Smithfield comprehensive plan headed to Town Council with planners’ blessing
Published 5:05 pm Wednesday, June 15, 2022
A new comprehensive plan is headed to Smithfield’s Town Council for final approval with a unanimous favorable recommendation from the Planning Commission.
The town has been working with Summit Design and Engineering for over a year to create the plan, which will guide land use decisions for years to come. Smithfield’s current plan hasn’t seen major changes since 2009.
The plan lists, among its top goals, creating a more walkable South Church Street east of the Pagan River and reducing traffic throughout town, which the document contends can be achieved by “prioritizing” bicycles and pedestrians.

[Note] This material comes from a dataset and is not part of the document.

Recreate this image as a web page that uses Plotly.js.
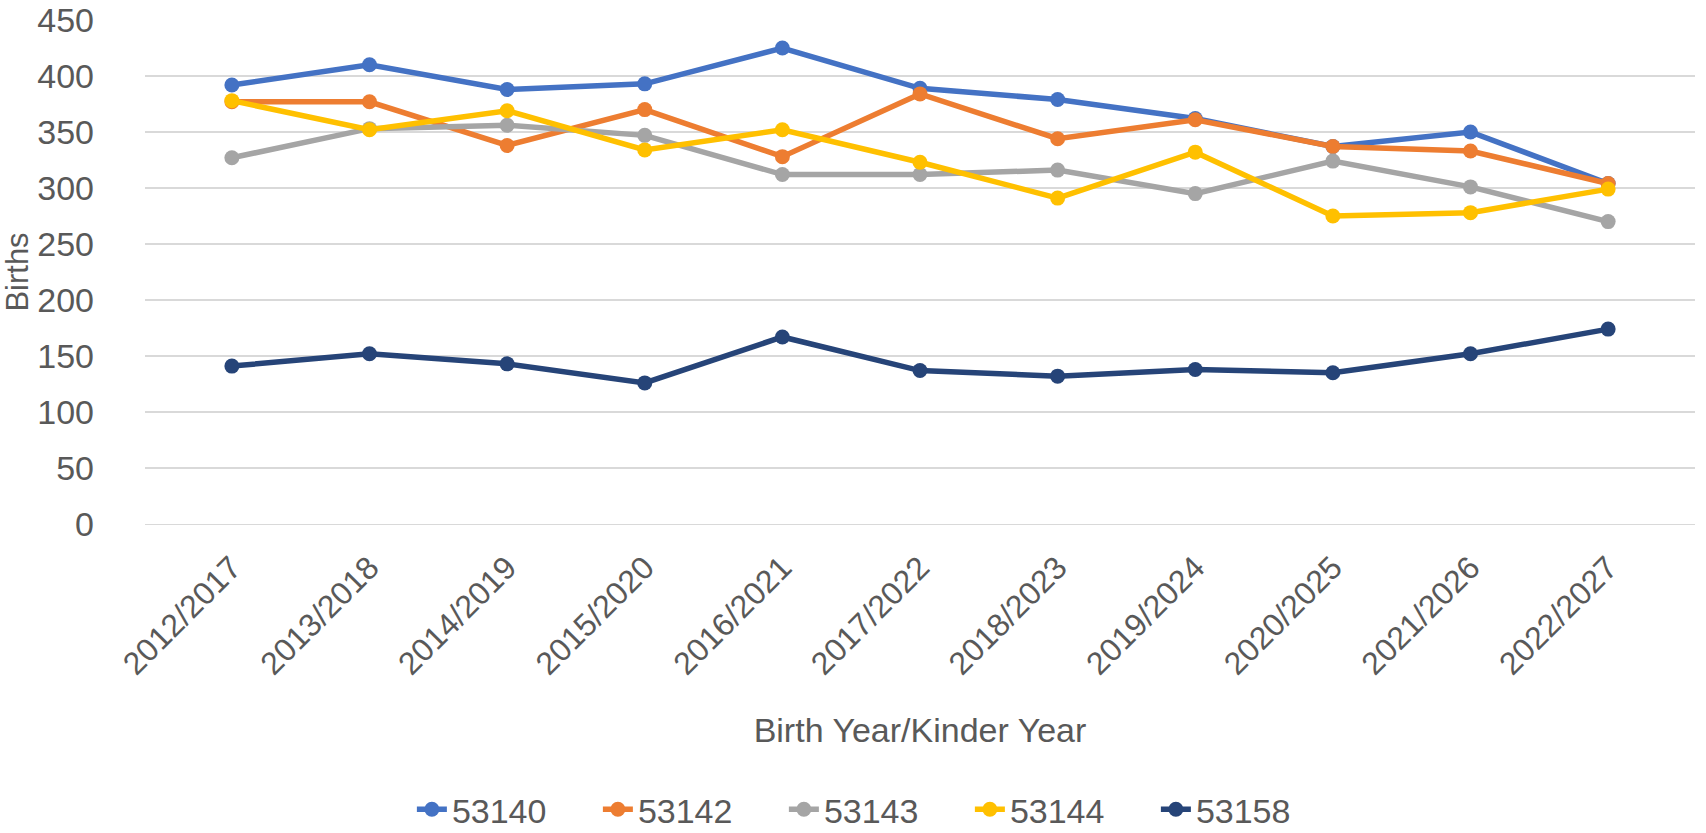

In accordance with the plan’s walkability focus, the future land use map shows areas along the South Church Street and West Main Street corridors, the Riverside Healthy Living Community on John Rolfe Drive and the former 1730s Pierceville farm and Little’s Supermarket at the western edge of the town’s historic district shaded in dark red as “commercial mixed-use.”

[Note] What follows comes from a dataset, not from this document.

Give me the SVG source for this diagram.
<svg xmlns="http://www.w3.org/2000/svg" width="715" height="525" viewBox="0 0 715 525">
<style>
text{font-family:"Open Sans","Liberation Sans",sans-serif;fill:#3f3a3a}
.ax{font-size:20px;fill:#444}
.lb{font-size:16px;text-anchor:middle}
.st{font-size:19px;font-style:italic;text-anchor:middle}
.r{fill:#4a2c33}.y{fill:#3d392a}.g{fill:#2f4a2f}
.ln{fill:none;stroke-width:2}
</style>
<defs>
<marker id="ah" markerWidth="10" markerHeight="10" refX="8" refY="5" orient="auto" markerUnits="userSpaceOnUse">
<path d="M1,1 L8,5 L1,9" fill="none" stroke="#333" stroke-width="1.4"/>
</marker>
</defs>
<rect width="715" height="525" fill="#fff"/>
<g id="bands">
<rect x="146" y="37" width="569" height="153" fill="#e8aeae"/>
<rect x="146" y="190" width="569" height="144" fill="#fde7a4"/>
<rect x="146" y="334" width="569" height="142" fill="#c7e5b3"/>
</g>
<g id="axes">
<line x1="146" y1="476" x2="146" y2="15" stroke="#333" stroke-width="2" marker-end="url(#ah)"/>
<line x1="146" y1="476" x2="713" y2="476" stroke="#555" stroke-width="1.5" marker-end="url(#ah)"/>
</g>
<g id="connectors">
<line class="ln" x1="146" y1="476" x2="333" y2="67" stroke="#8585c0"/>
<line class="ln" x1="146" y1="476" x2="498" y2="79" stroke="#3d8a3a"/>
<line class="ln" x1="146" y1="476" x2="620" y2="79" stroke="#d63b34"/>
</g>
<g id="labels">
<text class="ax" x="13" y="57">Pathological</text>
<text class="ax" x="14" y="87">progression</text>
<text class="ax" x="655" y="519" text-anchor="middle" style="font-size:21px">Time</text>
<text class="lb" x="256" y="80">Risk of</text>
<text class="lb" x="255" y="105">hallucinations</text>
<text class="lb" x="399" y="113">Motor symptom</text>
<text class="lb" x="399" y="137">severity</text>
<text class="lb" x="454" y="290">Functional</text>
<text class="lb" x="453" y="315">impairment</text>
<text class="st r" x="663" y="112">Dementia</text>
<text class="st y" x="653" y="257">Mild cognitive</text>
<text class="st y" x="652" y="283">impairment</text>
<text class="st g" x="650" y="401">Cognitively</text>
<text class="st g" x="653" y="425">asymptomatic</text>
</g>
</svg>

But language suggesting that historic residential properties be “subdivided into apartments or commercial uses” has been struck per the commissioner’s direction to town staff in May.

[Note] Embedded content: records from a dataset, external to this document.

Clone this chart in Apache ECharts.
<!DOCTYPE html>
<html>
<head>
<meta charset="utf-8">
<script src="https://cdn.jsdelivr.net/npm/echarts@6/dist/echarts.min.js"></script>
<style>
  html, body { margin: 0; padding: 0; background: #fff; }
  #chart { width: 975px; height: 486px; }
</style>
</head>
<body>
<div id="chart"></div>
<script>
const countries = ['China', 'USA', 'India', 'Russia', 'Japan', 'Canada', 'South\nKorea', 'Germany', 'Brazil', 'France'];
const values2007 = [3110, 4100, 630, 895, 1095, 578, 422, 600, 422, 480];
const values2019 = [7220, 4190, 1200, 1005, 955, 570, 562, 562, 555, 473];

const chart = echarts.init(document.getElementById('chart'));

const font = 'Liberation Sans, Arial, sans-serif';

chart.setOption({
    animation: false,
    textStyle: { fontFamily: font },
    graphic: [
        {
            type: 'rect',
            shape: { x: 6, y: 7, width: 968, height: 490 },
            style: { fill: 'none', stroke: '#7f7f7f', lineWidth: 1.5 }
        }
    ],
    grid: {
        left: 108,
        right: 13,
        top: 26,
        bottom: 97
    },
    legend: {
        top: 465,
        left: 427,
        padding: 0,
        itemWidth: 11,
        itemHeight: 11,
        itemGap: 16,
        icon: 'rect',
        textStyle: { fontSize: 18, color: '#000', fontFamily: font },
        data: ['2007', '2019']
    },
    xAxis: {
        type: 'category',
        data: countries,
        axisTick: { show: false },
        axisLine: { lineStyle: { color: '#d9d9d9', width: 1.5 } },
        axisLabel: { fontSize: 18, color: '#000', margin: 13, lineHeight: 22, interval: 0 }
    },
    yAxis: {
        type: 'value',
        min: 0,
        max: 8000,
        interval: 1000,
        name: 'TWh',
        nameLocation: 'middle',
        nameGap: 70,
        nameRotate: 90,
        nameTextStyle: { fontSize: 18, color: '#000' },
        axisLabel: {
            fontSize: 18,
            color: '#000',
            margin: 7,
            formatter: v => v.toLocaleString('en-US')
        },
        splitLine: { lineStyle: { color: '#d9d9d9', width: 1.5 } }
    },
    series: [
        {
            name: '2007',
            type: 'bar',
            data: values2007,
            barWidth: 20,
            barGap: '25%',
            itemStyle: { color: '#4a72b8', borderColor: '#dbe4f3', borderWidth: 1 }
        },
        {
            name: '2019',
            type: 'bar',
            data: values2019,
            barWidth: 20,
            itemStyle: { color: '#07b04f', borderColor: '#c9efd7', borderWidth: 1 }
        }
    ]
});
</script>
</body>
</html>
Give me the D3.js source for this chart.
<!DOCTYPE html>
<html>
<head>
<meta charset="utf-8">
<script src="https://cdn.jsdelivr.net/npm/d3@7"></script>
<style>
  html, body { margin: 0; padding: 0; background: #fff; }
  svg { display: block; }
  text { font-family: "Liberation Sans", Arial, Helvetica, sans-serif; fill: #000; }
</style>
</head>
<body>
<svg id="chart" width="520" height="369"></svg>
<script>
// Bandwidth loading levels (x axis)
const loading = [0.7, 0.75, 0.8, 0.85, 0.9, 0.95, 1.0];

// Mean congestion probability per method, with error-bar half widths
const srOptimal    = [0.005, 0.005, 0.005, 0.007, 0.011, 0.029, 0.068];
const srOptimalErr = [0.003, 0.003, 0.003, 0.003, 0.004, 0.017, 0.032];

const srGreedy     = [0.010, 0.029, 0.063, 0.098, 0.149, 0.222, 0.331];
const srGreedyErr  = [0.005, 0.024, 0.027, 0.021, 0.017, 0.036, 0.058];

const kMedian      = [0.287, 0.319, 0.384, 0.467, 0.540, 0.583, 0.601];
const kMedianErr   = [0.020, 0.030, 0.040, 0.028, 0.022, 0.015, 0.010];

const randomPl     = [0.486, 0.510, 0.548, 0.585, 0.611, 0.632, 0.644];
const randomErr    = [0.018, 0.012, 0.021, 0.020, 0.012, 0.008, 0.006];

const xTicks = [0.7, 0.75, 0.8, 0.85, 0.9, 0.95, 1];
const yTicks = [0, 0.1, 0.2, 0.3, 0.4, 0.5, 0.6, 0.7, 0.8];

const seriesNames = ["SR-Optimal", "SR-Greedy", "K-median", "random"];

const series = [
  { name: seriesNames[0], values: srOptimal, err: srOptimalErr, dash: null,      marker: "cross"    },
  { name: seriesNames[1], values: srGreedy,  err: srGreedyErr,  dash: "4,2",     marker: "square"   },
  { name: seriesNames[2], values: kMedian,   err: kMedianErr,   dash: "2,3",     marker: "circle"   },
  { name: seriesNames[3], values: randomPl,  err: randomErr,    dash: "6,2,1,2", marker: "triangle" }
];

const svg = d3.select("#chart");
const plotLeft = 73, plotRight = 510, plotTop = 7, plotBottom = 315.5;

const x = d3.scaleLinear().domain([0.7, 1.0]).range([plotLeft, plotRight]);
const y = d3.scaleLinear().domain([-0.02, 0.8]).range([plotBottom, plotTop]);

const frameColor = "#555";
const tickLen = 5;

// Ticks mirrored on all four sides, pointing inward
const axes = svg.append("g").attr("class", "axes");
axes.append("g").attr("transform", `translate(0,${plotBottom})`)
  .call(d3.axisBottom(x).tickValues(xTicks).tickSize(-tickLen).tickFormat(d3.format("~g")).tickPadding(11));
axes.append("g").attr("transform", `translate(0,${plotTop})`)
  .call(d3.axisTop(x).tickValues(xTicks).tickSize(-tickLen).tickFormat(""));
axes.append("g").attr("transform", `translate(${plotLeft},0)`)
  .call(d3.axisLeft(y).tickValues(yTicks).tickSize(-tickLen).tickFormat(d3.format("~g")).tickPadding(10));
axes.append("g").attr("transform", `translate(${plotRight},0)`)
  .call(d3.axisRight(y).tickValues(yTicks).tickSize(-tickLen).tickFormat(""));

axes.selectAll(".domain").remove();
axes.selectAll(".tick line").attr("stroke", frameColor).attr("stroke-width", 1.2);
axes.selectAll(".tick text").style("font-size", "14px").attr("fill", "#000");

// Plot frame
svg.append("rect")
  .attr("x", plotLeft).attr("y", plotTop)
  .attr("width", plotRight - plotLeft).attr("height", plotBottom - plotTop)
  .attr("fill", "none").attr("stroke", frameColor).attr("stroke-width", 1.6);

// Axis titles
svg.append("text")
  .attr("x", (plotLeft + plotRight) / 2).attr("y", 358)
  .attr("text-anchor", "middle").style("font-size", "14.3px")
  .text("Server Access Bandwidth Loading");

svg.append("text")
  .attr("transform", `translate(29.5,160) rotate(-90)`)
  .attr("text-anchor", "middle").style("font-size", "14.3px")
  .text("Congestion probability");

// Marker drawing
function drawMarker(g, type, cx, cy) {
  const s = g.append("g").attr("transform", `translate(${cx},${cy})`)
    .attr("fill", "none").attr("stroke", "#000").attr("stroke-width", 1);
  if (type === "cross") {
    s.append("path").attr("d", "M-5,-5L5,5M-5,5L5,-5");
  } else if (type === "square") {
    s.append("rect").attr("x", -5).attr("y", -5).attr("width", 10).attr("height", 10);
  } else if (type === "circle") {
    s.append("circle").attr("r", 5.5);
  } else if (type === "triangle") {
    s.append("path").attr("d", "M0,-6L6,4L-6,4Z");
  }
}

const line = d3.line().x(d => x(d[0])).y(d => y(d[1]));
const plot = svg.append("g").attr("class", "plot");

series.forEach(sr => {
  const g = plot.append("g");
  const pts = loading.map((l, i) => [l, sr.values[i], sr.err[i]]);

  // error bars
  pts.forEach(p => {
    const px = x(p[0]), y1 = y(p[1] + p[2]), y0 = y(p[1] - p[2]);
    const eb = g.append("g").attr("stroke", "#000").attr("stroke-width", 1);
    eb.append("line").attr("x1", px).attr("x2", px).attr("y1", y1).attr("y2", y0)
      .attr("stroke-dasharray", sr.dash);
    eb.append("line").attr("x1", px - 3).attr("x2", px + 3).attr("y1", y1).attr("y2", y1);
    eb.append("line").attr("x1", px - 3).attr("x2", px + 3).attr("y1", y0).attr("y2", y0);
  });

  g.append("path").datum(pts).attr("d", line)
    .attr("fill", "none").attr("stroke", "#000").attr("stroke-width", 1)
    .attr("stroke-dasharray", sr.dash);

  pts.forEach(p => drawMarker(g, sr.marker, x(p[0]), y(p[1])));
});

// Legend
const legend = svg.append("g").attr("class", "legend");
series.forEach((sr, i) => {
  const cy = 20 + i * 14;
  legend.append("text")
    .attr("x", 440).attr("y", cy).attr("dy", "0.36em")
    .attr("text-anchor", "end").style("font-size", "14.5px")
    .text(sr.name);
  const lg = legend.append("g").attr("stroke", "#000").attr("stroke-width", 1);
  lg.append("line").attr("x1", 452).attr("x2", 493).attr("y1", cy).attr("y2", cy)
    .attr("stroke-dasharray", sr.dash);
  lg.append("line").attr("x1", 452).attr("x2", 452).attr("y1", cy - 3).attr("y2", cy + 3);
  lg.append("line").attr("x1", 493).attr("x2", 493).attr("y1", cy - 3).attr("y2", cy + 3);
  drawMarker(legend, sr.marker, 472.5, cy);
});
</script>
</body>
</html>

The version the commissioners recommended in their June 14 vote also contains a slightly different future land use map than the May draft. In May, the plan had shown most of the town’s historic district shaded in purple as “downtown mixed use.” The June version shows the purple “downtown mixed use” areas limited to parts of Main, Institute, Commerce, Cedar and Church streets and Luter Drive.
The remainder of the historic district, save for the Pierceville farm, is now shown as residential or public parks.